Particulates are particularly dreadful for breathing and respiratory system and some are carcinogenic.
I know they are cosy but I wouldn't have one in my house. Especially with children in it.
Using gas for cooking also pumps out more nasties than you might expect.
In the long run, most homes could switch to air or ground source heat pumps. These use a small amount of electricity to extract heat from the ground or air. Solar thermal is also an option where solar panels are used to heat a tank of water during the day that is then used for heating your home in the evening
Yes, they are expensive to buy now (although then very cheap to run) but like solar panels or any other form of technology, they will get cheaper and more efficient over time.
Blocks of flats will likely switch to a centralised heating system using waste heat from power generation (known as combined heat and power plants - the heat is normally wasted by just going up a chimney). Again municipal heating networks are very common in Nordic countries and eastern Europe where the cold has long since encouraged efficiency.
Key to making a success of this will be massively improving insulation in homes - double or triple glazing, insulated plasterboard or external insulating render, insulating floors and roofs to a much higher degree than is normal now. More to Scandinavian levels!
Underfloor heating (the wet kind not electric) works well with heat pumps and solar thermal because the water in it doesn't need to be as hot as in radiators - which blast out heat to reach the other side of the room and so are quite wasteful in comparison
There is some talk about using hydrogen which would use a boiler similar to the way we have a gas boiler today but the technology to captures and store carbon when making hydrogen is not yet at commercial viability so it may not really turn out to be an option. The jury is out on this one.

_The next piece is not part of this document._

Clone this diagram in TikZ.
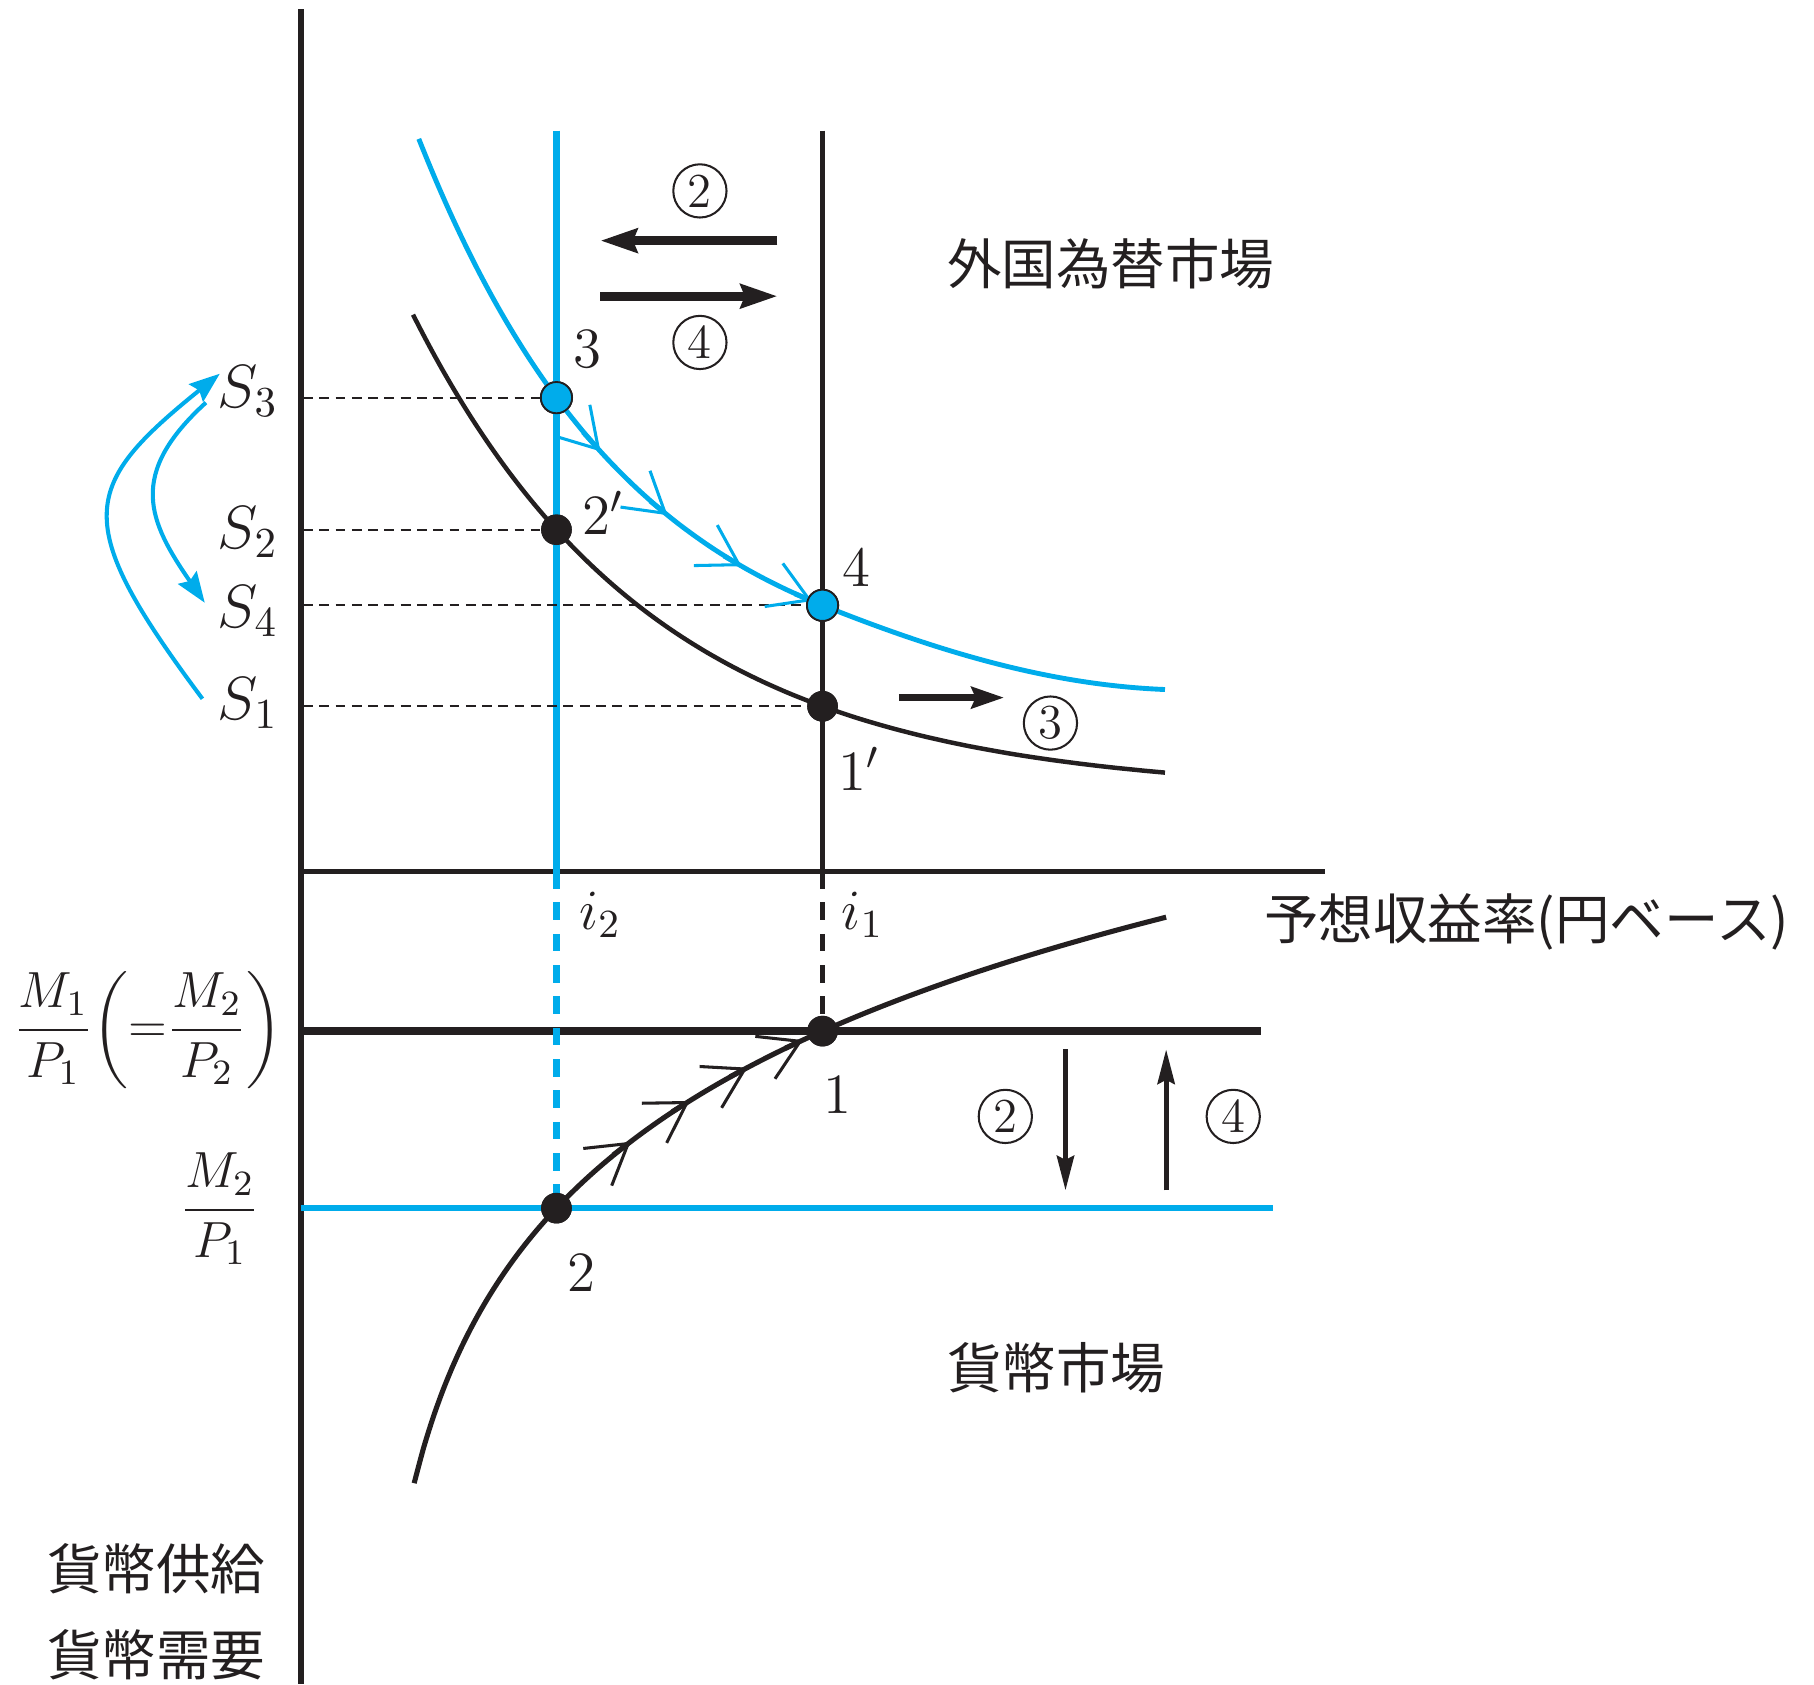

And yes we really should be aspiring to make oil fired generators and agas a thing of the past! They are bad for the global climate and also really not good for the air quality inside your home.
You can still have an Aga if you like the look of them - electric versions exist.
Your rural idyll will just have solar panels (a small turbine perhaps if you the land!), way more insulation and better windows, a battery and/or solar thermal water tank, heat pump (ground is best if you have a big enough garden but air is fine)
You can watch a fire on a flat screen TV while being in a warm home with no particulates and without pumping more carbon into the atmosphere.
Heating is a massive chunk of our carbon emissions - way more than flying. We have to cut carbon for heating if we are to have any hope of reducing the rise in global temperatures.